**WHAT IS EXPECTED**
The listing below begins with the first line you should copy; stop after the line containing "-- ([yshift=-3pt]title.base east);", and drop every picture.

**SOURCE DATA**

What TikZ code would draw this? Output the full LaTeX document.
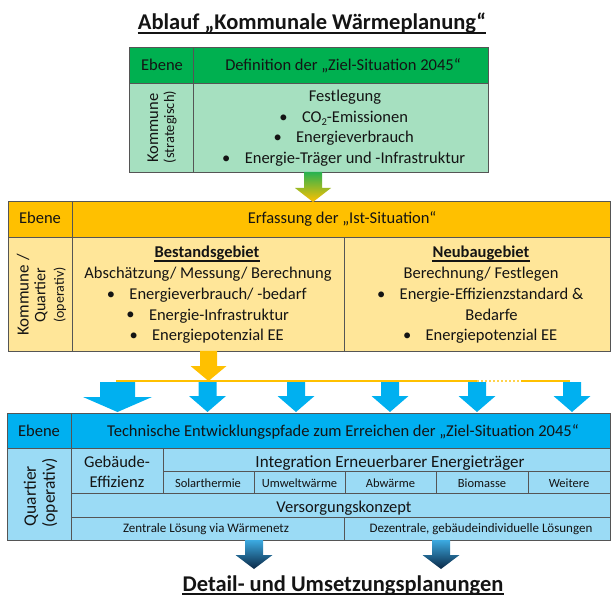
\documentclass[tikz,border=0pt]{standalone}
\usepackage{fontspec}
\setmainfont{Carlito}
\definecolor{greenH}{RGB}{0,176,80}
\definecolor{greenB}{RGB}{166,224,192}
\definecolor{greenA}{RGB}{40,178,80}
\definecolor{orangeH}{RGB}{255,192,0}
\definecolor{orangeB}{RGB}{255,230,153}
\definecolor{blueH}{RGB}{0,176,240}
\definecolor{blueB}{RGB}{155,219,245}
\definecolor{blueT}{RGB}{60,170,225}
\definecolor{blueD}{RGB}{10,40,70}
\definecolor{linecol}{RGB}{85,85,85}
\definecolor{txtcol}{RGB}{20,20,20}
\newcommand\cellbox[6]{%
  \node[cellst, fill=#6, minimum width={(#4)-(#2)}, minimum height={(#5)-(#3)}]
    (#1) at ({((#2)+(#4))/2},{((#3)+(#5))/2}) {};}
\newcommand\dnarrow[7]{%
  \path[#1] ({#2-#6},#3) -- ({#2+#6},#3) -- ({#2+#6},#4) -- ({#2+#7},#4)
    -- (#2,#5) -- ({#2-#7},#4) -- ({#2-#6},#4) -- cycle;}
\begin{document}
\begin{tikzpicture}[x=1pt,y=-1pt,
  cellst/.style={draw=linecol, line width=0.8pt, inner sep=0pt, outer sep=0pt},
  t/.style={inner sep=0pt, anchor=base, text=txtcol, font=\fontsize{16.5}{20}\selectfont},
  tb/.style={t, font=\fontsize{16.5}{20}\selectfont\bfseries},
  ts/.style={t, font=\fontsize{12.5}{15}\selectfont},
  tz/.style={t, font=\fontsize{13}{15}\selectfont},
  ttl/.style={inner sep=0pt, anchor=base, text=txtcol, font=\fontsize{22.5}{27}\selectfont\bfseries},
  rot/.style={inner sep=0pt, anchor=center, rotate=90, text=txtcol},
  bul/.style={label={[inner sep=0pt, label distance=14pt, text=txtcol, font=\fontsize{16.5}{20}\selectfont]180:\textbullet}},
  yline/.style={draw=orangeH, line width=2.5pt},
  ulinest/.style={draw=txtcol}
]
\useasboundingbox (0,0) rectangle (611,596);

% ---------- Title ----------
\node[ttl] (title) at (312,30) {Ablauf „Kommunale Wärmeplanung“};
\draw[ulinest, line width=1.6pt] ([yshift=-3pt]title.base west) -- ([yshift=-3pt]title.base east);

% ---------- Green table ----------
\cellbox{gE}{129}{47}{193}{83}{greenH}
\cellbox{gD}{193}{47}{488}{83}{greenH}
\cellbox{gK}{129}{83}{193}{172}{greenB}
\cellbox{gB}{193}{83}{488}{172}{greenB}
\node[t] (gEt) at (162,71) {Ebene};
\node[t] (gDt) at (343,71) {Definition der „Ziel-Situation 2045“};
\node[rot, font=\fontsize{16.5}{20}\selectfont] (gK1) at (153,128) {Kommune};
\node[rot, font=\fontsize{14.5}{18}\selectfont] (gK2) at (170,127) {(strategisch)};
\node[t] (g1) at (345,102) {Festlegung};
\node[t, bul] (g2) at (355,123) {CO\raisebox{-2.5pt}{\fontsize{10.5}{12}\selectfont 2}-Emissionen};
\node[t, bul] (g3) at (355,143) {Energieverbrauch};
\node[t, bul] (g4) at (355,164) {Energie-Träger und -Infrastruktur};

% ---------- Orange table ----------
\cellbox{oE}{8}{201}{72}{237}{orangeH}
\cellbox{oD}{72}{201}{610}{237}{orangeH}
\cellbox{oK}{8}{237}{72}{351}{orangeB}
\cellbox{oL}{72}{237}{344}{351}{orangeB}
\cellbox{oR}{344}{237}{610}{351}{orangeB}
\node[t] (oEt) at (40,224) {Ebene};
\node[t] (oDt) at (342,224) {Erfassung der „Ist-Situation“};
\node[rot, font=\fontsize{17}{20}\selectfont] (oK1) at (23,295) {Kommune /};
\node[rot, font=\fontsize{16}{20}\selectfont] (oK2) at (41,295) {Quartier};
\node[rot, font=\fontsize{14}{18}\selectfont] (oK3) at (60,295) {(operativ)};
\node[tb] (oL0) at (207,258) {Bestandsgebiet};
\draw[ulinest, line width=1.1pt] ([yshift=-3pt]oL0.base west) -- ([yshift=-3pt]oL0.base east);
\node[t] (oL1) at (208,279) {Abschätzung/ Messung/ Berechnung};
\node[t, bul] (oL2) at (218,300) {Energieverbrauch/ -bedarf};
\node[t, bul] (oL3) at (219,320) {Energie-Infrastruktur};
\node[t, bul] (oL4) at (218,341) {Energiepotenzial EE};
\node[tb] (oR0) at (481,258) {Neubaugebiet};
\draw[ulinest, line width=1.1pt] ([yshift=-3pt]oR0.base west) -- ([yshift=-3pt]oR0.base east);
\node[t] (oR1) at (481,279) {Berechnung/ Festlegen};
\node[t, bul] (oR2) at (491.5,300) {Energie-Effizienzstandard \&};
\node[t] (oR3) at (491.5,320) {Bedarfe};
\node[t, bul] (oR4) at (491.5,341) {Energiepotenzial EE};

% ---------- Arrow green -> orange ----------
\dnarrow{shade, top color=greenA, bottom color=orangeH}{313}{172}{188}{202}{9}{18}

% ---------- Blue arrows ----------
\dnarrow{fill=blueH}{117.5}{382}{397}{412}{17.5}{34.5}
\dnarrow{fill=blueH}{207.5}{382}{396}{412}{9}{18.5}
\dnarrow{fill=blueH}{296}{382}{396}{412}{9}{18.5}
\dnarrow{fill=blueH}{390}{382}{396}{412}{9}{18.5}
\dnarrow{fill=blueH}{477}{382}{396}{412}{9}{18.5}
\dnarrow{fill=blueH}{572}{382}{396}{412}{9}{18.5}

% ---------- Yellow distribution line ----------
\coordinate (yl0) at (116,381);
\coordinate (yl1) at (477,381);
\coordinate (yl2) at (521,381);
\coordinate (yl3) at (570,381);
\draw[yline] (yl0) -- (yl1);
\draw[yline, draw=orangeH!70, line width=2pt, dash pattern=on 2pt off 2pt] (yl1) -- (yl2);
\draw[yline] (yl2) -- (yl3);

% ---------- Yellow arrow ----------
\dnarrow{fill=orangeH}{208.5}{351}{366}{381}{8.5}{18}

% ---------- Blue table ----------
\cellbox{bE}{7}{413}{71}{448}{blueH}
\cellbox{bD}{71}{413}{610}{448}{blueH}
\cellbox{bQ}{7}{448}{71}{540}{blueB}
\cellbox{bG}{71}{448}{163}{493}{blueB}
\cellbox{bI}{163}{448}{610}{471}{blueB}
\cellbox{s1}{163}{471}{254}{493}{blueB}
\cellbox{s2}{254}{471}{345}{493}{blueB}
\cellbox{s3}{345}{471}{436}{493}{blueB}
\cellbox{s4}{436}{471}{528}{493}{blueB}
\cellbox{s5}{528}{471}{610}{493}{blueB}
\cellbox{bV}{71}{493}{610}{517}{blueB}
\cellbox{bZ}{71}{517}{344}{540}{blueB}
\cellbox{bX}{344}{517}{610}{540}{blueB}
\node[t] (bEt) at (39,436) {Ebene};
\node[t] (bDt) at (343,436) {Technische Entwicklungspfade zum Erreichen der „Ziel-Situation 2045“};
\node[rot, font=\fontsize{17.5}{20}\selectfont] (bQ1) at (31,496) {Quartier};
\node[rot, font=\fontsize{17.5}{20}\selectfont] (bQ2) at (50,493) {(operativ)};
\node[t] (bG1) at (117,467) {Gebäude-};
\node[t] (bG2) at (117,487) {Effizienz};
\node[t, font=\fontsize{17}{20}\selectfont] (bIt) at (390,467) {Integration Erneuerbarer Energieträger};
\node[ts] (s1t) at (208,487) {Solarthermie};
\node[ts] (s2t) at (299.5,487) {Umweltwärme};
\node[ts] (s3t) at (390.5,487) {Abwärme};
\node[ts] (s4t) at (482,487) {Biomasse};
\node[ts] (s5t) at (569,487) {Weitere};
\node[t] (bVt) at (344,512) {Versorgungskonzept};
\node[tz] (bZt) at (206,532) {Zentrale Lösung via Wärmenetz};
\node[tz] (bXt) at (481,532) {Dezentrale, gebäudeindividuelle Lösungen};

% ---------- Bottom arrows ----------
\dnarrow{shade, top color=blueT, bottom color=blueD}{254}{540}{555}{569}{9}{18.5}
\dnarrow{shade, top color=blueT, bottom color=blueD}{441}{540}{555}{569}{9}{18.5}

% ---------- Bottom title ----------
\node[ttl] (btitle) at (343,591) {Detail- und Umsetzungsplanungen};
\draw[ulinest, line width=1.6pt] ([yshift=-3pt]btitle.base west) -- ([yshift=-3pt]btitle.base east);
\end{tikzpicture}
\end{document}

**EXERCISE RESPONSE**
What TikZ code would draw this? Output the full LaTeX document.
\documentclass[tikz,border=0pt]{standalone}
\usepackage{fontspec}
\setmainfont{Carlito}
\definecolor{greenH}{RGB}{0,176,80}
\definecolor{greenB}{RGB}{166,224,192}
\definecolor{greenA}{RGB}{40,178,80}
\definecolor{orangeH}{RGB}{255,192,0}
\definecolor{orangeB}{RGB}{255,230,153}
\definecolor{blueH}{RGB}{0,176,240}
\definecolor{blueB}{RGB}{155,219,245}
\definecolor{blueT}{RGB}{60,170,225}
\definecolor{blueD}{RGB}{10,40,70}
\definecolor{linecol}{RGB}{85,85,85}
\definecolor{txtcol}{RGB}{20,20,20}
\newcommand\cellbox[6]{%
  \node[cellst, fill=#6, minimum width={(#4)-(#2)}, minimum height={(#5)-(#3)}]
    (#1) at ({((#2)+(#4))/2},{((#3)+(#5))/2}) {};}
\newcommand\dnarrow[7]{%
  \path[#1] ({#2-#6},#3) -- ({#2+#6},#3) -- ({#2+#6},#4) -- ({#2+#7},#4)
    -- (#2,#5) -- ({#2-#7},#4) -- ({#2-#6},#4) -- cycle;}
\begin{document}
\begin{tikzpicture}[x=1pt,y=-1pt,
  cellst/.style={draw=linecol, line width=0.8pt, inner sep=0pt, outer sep=0pt},
  t/.style={inner sep=0pt, anchor=base, text=txtcol, font=\fontsize{16.5}{20}\selectfont},
  tb/.style={t, font=\fontsize{16.5}{20}\selectfont\bfseries},
  ts/.style={t, font=\fontsize{12.5}{15}\selectfont},
  tz/.style={t, font=\fontsize{13}{15}\selectfont},
  ttl/.style={inner sep=0pt, anchor=base, text=txtcol, font=\fontsize{22.5}{27}\selectfont\bfseries},
  rot/.style={inner sep=0pt, anchor=center, rotate=90, text=txtcol},
  bul/.style={label={[inner sep=0pt, label distance=14pt, text=txtcol, font=\fontsize{16.5}{20}\selectfont]180:\textbullet}},
  yline/.style={draw=orangeH, line width=2.5pt},
  ulinest/.style={draw=txtcol}
]
\useasboundingbox (0,0) rectangle (611,596);

% ---------- Title ----------
\node[ttl] (title) at (312,30) {Ablauf „Kommunale Wärmeplanung“};
\draw[ulinest, line width=1.6pt] ([yshift=-3pt]title.base west) -- ([yshift=-3pt]title.base east);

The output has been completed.